**YOUR TASK**
Omit pictures and quote the listing below line by line, from its start through the line that holds "from bokeh.resources import INLINE".

━━━━━━━━━━━━━━━━━━━━

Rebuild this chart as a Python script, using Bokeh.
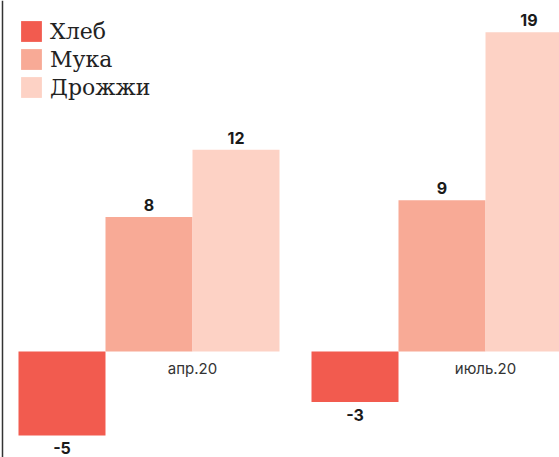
from bokeh.plotting import figure
from bokeh.models import ColumnDataSource, Range1d, Legend, LegendItem, Span
from bokeh.transform import dodge
from bokeh.core.properties import value
from bokeh.embed import file_html
from bokeh.resources import INLINE

categories = ["апр.20", "июль.20"]
series_names = ["Хлеб", "Мука", "Дрожжи"]
khleb = [-5, -3]
muka = [8, 9]
drozhzhi = [12, 19]
colors = ["#F25B4F", "#F8AA96", "#FDD2C5"]

idx = list(range(len(categories)))
src = ColumnDataSource(dict(
    x=idx, cat=categories,
    k=khleb, m=muka, d=drozhzhi,
    kl=[str(v) for v in khleb], ml=[str(v) for v in muka], dl=[str(v) for v in drozhzhi],
    zero=[0] * len(idx),
))

w = 87 / 293
p = figure(width=559, height=457, output_backend="svg", toolbar_location=None,
           x_axis_location=None, y_axis_location=None,
           x_range=Range1d(-0.5068, 1.401), y_range=Range1d(-6.31, 20.89),
           min_border=0, margin=0)
p.outline_line_color = None
p.xgrid.visible = False
p.ygrid.visible = False

cols = ["k", "m", "d"]
offs = [-w, 0, w]
renderers = []
for c, o, col in zip(cols, offs, colors):
    r = p.vbar(x=dodge("x", o, range=p.x_range), top=c, bottom=0, width=w,
               source=src, fill_color=col, line_color=None)
    renderers.append(r)

lab_font = value("Inter")
# positive labels
for c, o in zip(["m", "d"], [0, w]):
    p.text(x=dodge("x", o, range=p.x_range), y=c, text=c + "l", source=src,
           text_align="center", text_baseline="bottom", y_offset=-6,
           text_font=lab_font, text_font_style="bold", text_font_size="16px",
           text_color="#1a1a1a")
# negative labels
p.text(x=dodge("x", -w, range=p.x_range), y="k", text="kl", source=src,
       text_align="center", text_baseline="top", y_offset=7,
       text_font=lab_font, text_font_style="bold", text_font_size="16px",
       text_color="#1a1a1a")
# category labels
p.text(x=dodge("x", w / 2, range=p.x_range), y="zero", text="cat", source=src,
       text_align="center", text_baseline="middle", y_offset=17,
       text_font=lab_font, text_font_size="15px", text_color="#333333")

p.add_layout(Span(location=idx[0] - 0.5, dimension="height",
                  line_color="#333333", line_width=1.5))

legend = Legend(items=[LegendItem(label=n, renderers=[r]) for n, r in zip(series_names, renderers)],
                location="top_left", margin=18, padding=0, spacing=2,
                glyph_width=26, glyph_height=26, label_standoff=6,
                label_height=26,
                label_text_font="DejaVu Serif", label_text_font_size="22px",
                label_text_color="#222222",
                border_line_color=None, background_fill_alpha=0)
p.add_layout(legend)

open("out.html", "w").write(file_html(p, INLINE))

━━━━━━━━━━━━━━━━━━━━

**COMPLETED EXERCISE**
Rebuild this chart as a Python script, using Bokeh.
from bokeh.plotting import figure
from bokeh.models import ColumnDataSource, Range1d, Legend, LegendItem, Span
from bokeh.transform import dodge
from bokeh.core.properties import value
from bokeh.embed import file_html
from bokeh.resources import INLINE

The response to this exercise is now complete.